3. I’ll Always Love You — Taylor Dayne
I wonder if, when “I’ll Always Love You” came out, Lite-FM program directors around the country did a little jig or something, because they knew that they’d be able to play this song for years and years and years. It’s perfect for them — it has a sweet sentiment (“you’re my lover, my friend,” blah blah blah), no real instruments save for perhaps a saxophone — just smooth programmed synthesizers, and it’s 100% inoffensive. In fact, the only thing offensive about the song is Taylor Dayne.
And that’s not even the worst of it, people!
Raise your hand if you won’t be able to sleep tonight!
I’ve decided I’m not going to talk about this song anymore. For starters, I think that I’ve already spent more time writing about it than she did recording it. Also, I went over to Songfacts (one of my favorite sites) to see if there was anything significant I’d missed about the song, and saw the following:
This song won the 1987 Grammy for Best Female Pop Vocal Performance, Record Of The Year and Song Of The Year. At the same time, Taylor Dayne won the 1987 Grammy Award for Best New Artist, and Tell It To My Heart won the 1987 Grammy Award for Album Of The Year.
You know what’s interesting about that above paragraph? EVERY SINGLE WORD OF IT IS FALSE. The answer to each of those is, respectively, Barbra Streisand (for an album, not a song), “Higher Love,” “That’s What Friends Are For,” Bruce Hornsby & the Range, and Graceland. And yes, I looked at the 1988 and 1999 Grammy award winners as well. No Taylor Dayne. As far as I know, the only Grammy Taylor Dayne ever won was for Best Unintentionally Hilarious Use of Botox. So right now, according to Songfacts, Taylor Dayne is a musical genius. I hate the Internet sometimes.
2. Sweet Child O’ Mine — Guns N’ Roses
Firstly, I think it’s crucial to point out that the amazing solo by Slash was influenced by, among other songs, “Baker Street.” This will be the first and only time that Gerry Rafferty and Guns N’ Roses will be discussed in the same sentence.

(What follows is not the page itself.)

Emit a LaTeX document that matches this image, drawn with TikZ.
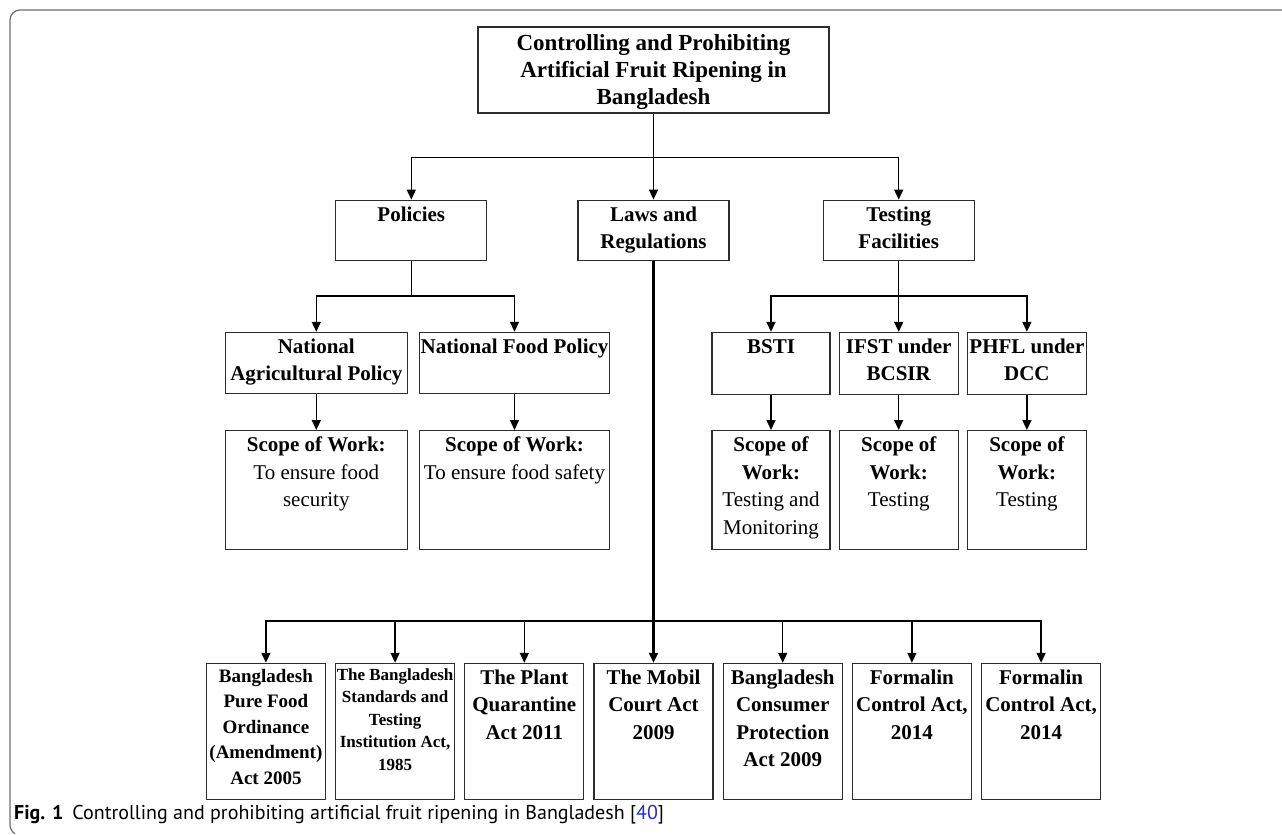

It’s generally accepted that the lyrics to “Sweet Child O’ Mine” originated from a poem to Erin Everly, Axl’s then-girlfriend, and that the lick was a mindless noodle during a jam session between Slash and Izzy. I’m assuming some of the other details, which can be found in the detailed Wikipedia entry for this song, are the stuff of legend. (“The final dramatic breakdown was not added until [producer Spencer] Proffer suggested the band add one. They agreed, but weren’t sure what to do. Axl started saying to himself, ‘Where do we go? Where do we go now?’ Spencer suggested that he sing that, and ‘Sweet Child O’ Mine’ was born.”)
Personally, I don’t think I’ll ever tire of this song. Despite how many times I’ve heard it on just about every radio station I can imagine, I’ll never turn it off. Looking back, I’m not exactly sure why I didn’t play it for my mother as proof that you can’t believe everything you read on the “Parental Advisory” sticker. (Yes, I’m still bitter that she wouldn’t let me have Appetite for Destruction.)
“Sweet Child” remains the only song in GN’R history to top the charts. And you just have to love 1988 so much when you see this song knocked off the #1 position by…
1. Don’t Worry, Be Happy — Bobby McFerrin (download)
I can’t force you to do this, but I think you should listen to “Don’t Worry, Be Happy” loud. Or on headphones. I know, I know: you’ve spent the last 20 years trying to forget about this song, and I don’t blame you. It’s an earworm, and it absolutely sucks to hear when you’re in a bad mood. But don’t do it for the message of the song; do it to marvel at the brilliance of Bobby McFerrin and his seemingly three billion vocal tracks. Each one is so seamless that it’s easy to forget that there aren’t any other instruments — just the voice. The man has an amazing gift, and I guess it’s both a blessing and a curse that he reached the top of the charts with this song. He’s known as a one-hit wonder by many, but they might never have heard of him at all were it not for this single.
McFerrin wrote the song after seeing the phrase on a poster of the Indian sage Meher Baba. (You may know Meher Baba if you follow the Who at all; Pete Townshend has spoken and written numerous times of him, and he’s the partial inspiration behind “Baba O’Riley.”) He had been working on the song for some years, and finally finished it for inclusion on his album Simple Pleasures. It was both the song’s unique quality and its placement on the Cocktail soundtrack that brought it to the top of the charts. And of course, then there was the video. You probably feel the same way about the video as you do about the song: you saw it a million times on VH1 back in the day and don’t need to see it again. But watch it anyway. McFerrin does a credible job keeping up with Robin Williams and Bill Irwin, who is, for my money, one of the greatest physical comedians of our time. So yeah — annoying? Perhaps. But the song is the work of a truly talented dude. (Why do I feel like I’m going to get so much shit from you guys for this?)